Gangrel: Signature Walk Came From Foot Being ‘Crushed By The Elevator’

The slow, deliberate walk to the ring is one of the most recognizable parts of the Gangrel entrance. According to the man himself, it exists because the stage lift nearly took his foot off on his first night.

Speaking on Insight With Chris Van Vliet at Catch Pro Wrestling Academy in Nashville, the school he runs with Miro, Gangrel walked through how little time WWE gave him to put the act together before his August 1998 debut on Sunday Night Heat. He had been signed and told he would be sitting at home for a year when the call came in.

“He called me up on a Friday, and they send me my flight for Saturday, so this is like Friday evening at five, so I run out to Hot Topic,” Gangrel said. “What does a good vampire do? They go to Hot Topic, before it was mainstream back then.”

The wardrobe that became the character came off the rack that night.

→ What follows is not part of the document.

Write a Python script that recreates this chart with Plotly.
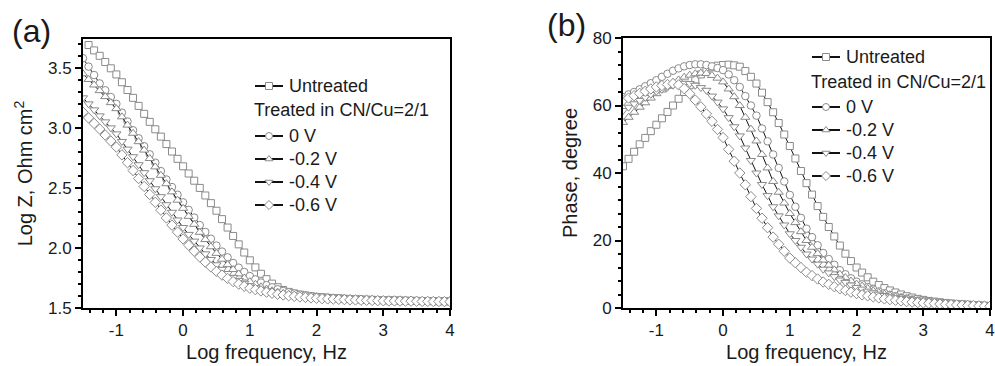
import plotly.graph_objects as go

# log frequency grid (12 points per decade, -1.5 .. 4)
log_f = [round(-1.5 + k / 12, 4) for k in range(67)]

series_names = ["Untreated", "0 V", "-0.2 V", "-0.4 V", "-0.6 V"]
legend_header = "Treated in CN/Cu=2/1"
symbols = ["square", "circle", "triangle-up", "triangle-down", "diamond"]
x_tickvals = [-1, 0, 1, 2, 3, 4]
x_ticktext = ["-1", "0", "1", "2", "3", "4"]

# Panel (a): Log Z, Ohm cm2
logz_untreated = [None, 3.69, 3.645, 3.60, 3.548, 3.496, 3.445, 3.38, 3.315, 3.25, 3.183, 3.117, 3.05, 2.988, 2.927, 2.865, 2.803, 2.742, 2.68, 2.62, 2.56, 2.50, 2.437, 2.373, 2.31, 2.24, 2.17, 2.10, 2.03, 1.962, 1.897, 1.838, 1.785, 1.74, 1.703, 1.673, 1.65, 1.634, 1.621, 1.611, 1.604, 1.598, 1.592, 1.589, 1.585, 1.582, 1.58, 1.577, 1.575, 1.573, 1.571, 1.569, 1.568, 1.566, 1.565, 1.564, 1.563, 1.562, 1.561, 1.56, 1.559, 1.558, 1.558, 1.557, 1.556, 1.556, 1.555]
logz_0v = [3.58, 3.51, 3.44, 3.37, 3.313, 3.257, 3.20, 3.127, 3.053, 2.98, 2.913, 2.847, 2.78, 2.71, 2.64, 2.57, 2.507, 2.443, 2.38, 2.317, 2.253, 2.19, 2.133, 2.077, 2.02, 1.97, 1.922, 1.875, 1.836, 1.80, 1.766, 1.738, 1.712, 1.69, 1.672, 1.656, 1.642, 1.631, 1.621, 1.612, 1.605, 1.599, 1.594, 1.59, 1.586, 1.583, 1.58, 1.578, 1.576, 1.574, 1.572, 1.57, 1.569, 1.567, 1.566, 1.565, 1.563, 1.562, 1.561, 1.56, 1.559, 1.558, 1.558, 1.557, 1.556, 1.556, 1.555]
logz_m02v = [3.45, 3.403, 3.357, 3.31, 3.26, 3.21, 3.16, 3.092, 3.023, 2.955, 2.885, 2.815, 2.745, 2.675, 2.605, 2.535, 2.467, 2.398, 2.33, 2.263, 2.197, 2.13, 2.07, 2.01, 1.955, 1.906, 1.861, 1.82, 1.784, 1.75, 1.72, 1.697, 1.676, 1.658, 1.644, 1.632, 1.622, 1.614, 1.607, 1.60, 1.595, 1.591, 1.587, 1.584, 1.581, 1.579, 1.577, 1.575, 1.573, 1.571, 1.57, 1.568, 1.567, 1.565, 1.564, 1.563, 1.562, 1.561, 1.56, 1.559, 1.558, 1.557, 1.557, 1.556, 1.555, 1.555, 1.554]
logz_m04v = [3.25, 3.20, 3.15, 3.10, 3.05, 3.00, 2.95, 2.887, 2.823, 2.76, 2.693, 2.627, 2.56, 2.493, 2.427, 2.36, 2.297, 2.233, 2.17, 2.113, 2.057, 2.00, 1.951, 1.904, 1.86, 1.822, 1.787, 1.755, 1.73, 1.706, 1.685, 1.669, 1.655, 1.642, 1.631, 1.622, 1.613, 1.606, 1.60, 1.595, 1.591, 1.587, 1.583, 1.58, 1.577, 1.575, 1.573, 1.571, 1.569, 1.568, 1.566, 1.565, 1.564, 1.562, 1.561, 1.56, 1.559, 1.558, 1.557, 1.557, 1.556, 1.555, 1.555, 1.554, 1.554, 1.553, 1.553]
logz_m06v = [3.13, 3.083, 3.037, 2.99, 2.94, 2.89, 2.84, 2.775, 2.71, 2.645, 2.578, 2.512, 2.445, 2.38, 2.315, 2.25, 2.19, 2.132, 2.075, 2.023, 1.973, 1.925, 1.882, 1.842, 1.805, 1.774, 1.746, 1.72, 1.699, 1.681, 1.665, 1.653, 1.642, 1.632, 1.623, 1.615, 1.608, 1.602, 1.597, 1.592, 1.588, 1.584, 1.581, 1.578, 1.576, 1.574, 1.572, 1.57, 1.568, 1.567, 1.565, 1.564, 1.563, 1.561, 1.56, 1.559, 1.559, 1.558, 1.557, 1.557, 1.556, 1.555, 1.555, 1.554, 1.554, 1.553, 1.553]

# Panel (b): Phase, degree
ph_untreated = [42, 44.2, 46.3, 48.5, 50.4, 52.4, 54.3, 56.2, 58.1, 60, 62, 64, 66, 67.7, 69.2, 70.5, 71.3, 71.8, 72, 72.1, 71.9, 71.5, 70.2, 68.5, 66.5, 63.8, 61, 58, 54.8, 51.4, 48, 44.3, 40.6, 37, 33.6, 30.2, 27, 24, 21.2, 18.5, 16.1, 13.9, 12, 10.5, 9.1, 7.8, 6.8, 5.9, 5.2, 4.6, 4.0, 3.5, 3.1, 2.7, 2.4, 2.1, 1.9, 1.7, 1.5, 1.35, 1.2, 1.1, 1.0, 0.9, 0.8, 0.7, 0.6]
ph_0v = [62.5, 63.3, 64.0, 64.8, 65.7, 66.6, 67.5, 68.5, 69.4, 70.3, 71.0, 71.6, 72, 72.2, 72.2, 72, 71.6, 71.1, 70.5, 69.2, 67.5, 65.5, 62.8, 60, 57, 53.2, 49.4, 45.5, 41.5, 37.5, 33.5, 30, 26.7, 23.5, 21, 18.6, 16.3, 14.5, 12.8, 11.2, 10, 8.8, 7.8, 7.0, 6.2, 5.5, 4.9, 4.4, 3.9, 3.5, 3.1, 2.8, 2.5, 2.2, 2.0, 1.8, 1.65, 1.5, 1.35, 1.2, 1.1, 1.0, 0.9, 0.8, 0.75, 0.65, 0.6]
ph_m02v = [55, 56.5, 58, 59.5, 60.8, 62.2, 63.5, 64.6, 65.7, 66.8, 67.6, 68.4, 69, 69.4, 69.6, 69.5, 68.9, 68.1, 67, 64.9, 62.6, 60, 56.5, 53, 49.5, 45.5, 41.5, 37.5, 34.3, 31.1, 28, 25.3, 22.6, 20, 18, 16.1, 14.2, 12.7, 11.3, 10, 9.0, 8.0, 7.1, 6.5, 5.8, 5.1, 4.6, 4.1, 3.7, 3.3, 3.0, 2.7, 2.4, 2.1, 1.9, 1.7, 1.55, 1.4, 1.25, 1.1, 1.0, 0.9, 0.8, 0.75, 0.65, 0.6, 0.55]
ph_m04v = [58.5, 59.5, 60.5, 61.5, 62.4, 63.3, 64.2, 64.8, 65.4, 66, 66.4, 66.6, 66.5, 66.0, 65.3, 64.5, 62.8, 61.0, 59, 56.4, 53.7, 51, 47.4, 43.7, 40, 36.6, 33.3, 30, 27.3, 24.6, 22, 20, 18, 16, 14.5, 13, 11.5, 10.4, 9.3, 8.3, 7.6, 6.8, 6.1, 5.6, 5.0, 4.5, 4.1, 3.7, 3.3, 3.0, 2.8, 2.5, 2.3, 2.0, 1.8, 1.65, 1.5, 1.35, 1.2, 1.1, 1.0, 0.9, 0.85, 0.75, 0.7, 0.6, 0.55]
ph_m06v = [61.5, 62.2, 62.9, 63.6, 64.2, 64.9, 65.5, 65.9, 66.2, 66.5, 66.1, 65, 63.5, 61.6, 59.6, 57.5, 55.3, 52.9, 50.5, 47, 43.5, 40, 36.5, 33, 29.5, 26.6, 23.8, 21, 18.9, 16.8, 14.8, 13.4, 12, 10.6, 9.6, 8.6, 7.7, 7.0, 6.3, 5.7, 5.2, 4.7, 4.3, 3.9, 3.6, 3.3, 3.0, 2.7, 2.5, 2.3, 2.1, 1.9, 1.75, 1.6, 1.5, 1.4, 1.3, 1.15, 1.05, 1.0, 0.9, 0.85, 0.75, 0.7, 0.6, 0.55, 0.5]

logz_all = [logz_untreated, logz_0v, logz_m02v, logz_m04v, logz_m06v]
phase_all = [ph_untreated, ph_0v, ph_m02v, ph_m04v, ph_m06v]

FONT = "Liberation Sans, Arial, sans-serif"
TXT = "#1a1a1a"
MK = "#8a8a8a"
sizes = [7, 7.5, 8, 8, 8]
W, H = 995, 366


def fx(px):
    return px / W


def fy(py):
    return 1 - py / H


fig = go.Figure()
for i, name in enumerate(series_names):
    for panel, ydata in (("a", logz_all[i]), ("b", phase_all[i])):
        fig.add_trace(go.Scatter(
            x=log_f, y=ydata, name=name, mode="lines+markers", showlegend=False,
            xaxis="x" if panel == "a" else "x2",
            yaxis="y" if panel == "a" else "y2",
            line=dict(color="#111111", width=1),
            marker=dict(symbol=symbols[i], size=sizes[i], color="white",
                        line=dict(color=MK, width=1)),
        ))

# ---- hand-built legends (layout positions in pixels, overlay axes x3/y3) ----
legend_layout = {
    # panel: (symbol-left x, text-left x, header-left x, row y's [untreated, header, 0V, -0.2, -0.4, -0.6])
    "a": (255, 287, 252, [86, 110, 136, 159, 182, 205]),
    "b": (812, 844, 809, [57, 82, 107, 130, 153, 176]),
}
SEG = 28
for panel, (xs, xt, xh, rows) in legend_layout.items():
    row_of_series = [rows[0]] + rows[2:]
    for i, name in enumerate(series_names):
        yr = row_of_series[i]
        fig.add_trace(go.Scatter(
            x=[xs, xs + SEG], y=[yr, yr], mode="lines", showlegend=False, hoverinfo="skip",
            xaxis="x3", yaxis="y3", line=dict(color="#111111", width=2)))
        fig.add_trace(go.Scatter(
            x=[xs + SEG / 2], y=[yr], mode="markers", showlegend=False, hoverinfo="skip",
            xaxis="x3", yaxis="y3",
            marker=dict(symbol=symbols[i], size=7, color="white", line=dict(color=MK, width=1))))
        fig.add_annotation(x=xt, y=yr, xref="x3", yref="y3", text=name, showarrow=False,
                           xanchor="left", yanchor="middle",
                           font=dict(family=FONT, size=18, color=TXT))
    fig.add_annotation(x=xh, y=rows[1], xref="x3", yref="y3", text=legend_header, showarrow=False,
                       xanchor="left", yanchor="middle",
                       font=dict(family=FONT, size=18, color=TXT))

axis_common = dict(
    showline=True, linecolor="black", linewidth=2, mirror=True,
    ticks="outside", ticklen=6, tickwidth=1.5, tickcolor="black",
    showgrid=False, zeroline=False, automargin=False,
    tickfont=dict(family=FONT, size=17, color=TXT),
)
minor_x = dict(dtick=0.2, tick0=0, ticks="outside", ticklen=3, tickcolor="black", tickwidth=1.5)
title_font = dict(family=FONT, size=20, color=TXT)

fig.update_layout(
    width=W, height=H,
    margin=dict(l=0, r=0, t=0, b=0, autoexpand=False),
    paper_bgcolor="white", plot_bgcolor="rgba(0,0,0,0)",
    font=dict(family=FONT, color=TXT),
    showlegend=False,
    xaxis=dict(domain=[fx(83), fx(450)], range=[-1.5, 4], tickmode="array",
               tickvals=x_tickvals, ticktext=x_ticktext, minor=minor_x,
               title=dict(text="Log frequency, Hz", font=title_font, standoff=6),
               anchor="y", **axis_common),
    yaxis=dict(domain=[fy(308), fy(39)], range=[1.5, 3.74], dtick=0.5, tick0=1.5, tickformat=".1f",
               minor=dict(dtick=0.1, tick0=1.5, ticks="outside", ticklen=3, tickcolor="black", tickwidth=1.5),
               title=dict(text="Log Z, Ohm cm<sup>2</sup>", font=title_font, standoff=10),
               anchor="x", **axis_common),
    xaxis2=dict(domain=[fx(623), fx(990)], range=[-1.5, 4], tickmode="array",
                tickvals=x_tickvals, ticktext=x_ticktext, minor=minor_x,
                title=dict(text="Log frequency, Hz", font=title_font, standoff=6),
                anchor="y2", **axis_common),
    yaxis2=dict(domain=[fy(308), fy(38)], range=[0, 80], dtick=20, tick0=0,
                minor=dict(dtick=4, tick0=0, ticks="outside", ticklen=3, tickcolor="black", tickwidth=1.5),
                title=dict(text="Phase, degree", font=title_font, standoff=10),
                anchor="x2", **axis_common),
    xaxis3=dict(domain=[0, 1], range=[0, W], visible=False, anchor="y3", fixedrange=True),
    yaxis3=dict(domain=[0, 1], range=[H, 0], visible=False, anchor="x3", fixedrange=True),
)

fig.add_annotation(x=fx(10), y=fy(31), xref="paper", yref="paper", text="(a)",
                   showarrow=False, xanchor="left", yanchor="middle",
                   font=dict(family=FONT, size=32, color=TXT))
fig.add_annotation(x=fx(545), y=fy(25), xref="paper", yref="paper", text="(b)",
                   showarrow=False, xanchor="left", yanchor="middle",
                   font=dict(family=FONT, size=32, color=TXT))

fig.write_html("out.html")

“I go in Hot Topic and I’m like, oh, they want some kind of shirt, so that’s where the white puffy shirt came from. But I don’t want to be a pirate,” Gangrel said. He had already had his permanent fangs removed, so those came off the rack too. “I got like little gimmick fangs out of Hot Topic. They sold fangs right at the counter back then. So I said I’m just gonna make these work, figure it out. Fake it till you make it.”

The boots came from the store next door, and the rest came from a Renaissance fair.

“I go, man, what do I gotta do for boots? What’s next to Hot Topic? Journeys. So I roll into Journeys. There’s a pair of New Rocks. I go, oh, these are cool,” Gangrel said. “And then a Renaissance fair, so I found the shin guards to put over the boots.”

The blood was his own idea, borrowed from someone else’s stage show.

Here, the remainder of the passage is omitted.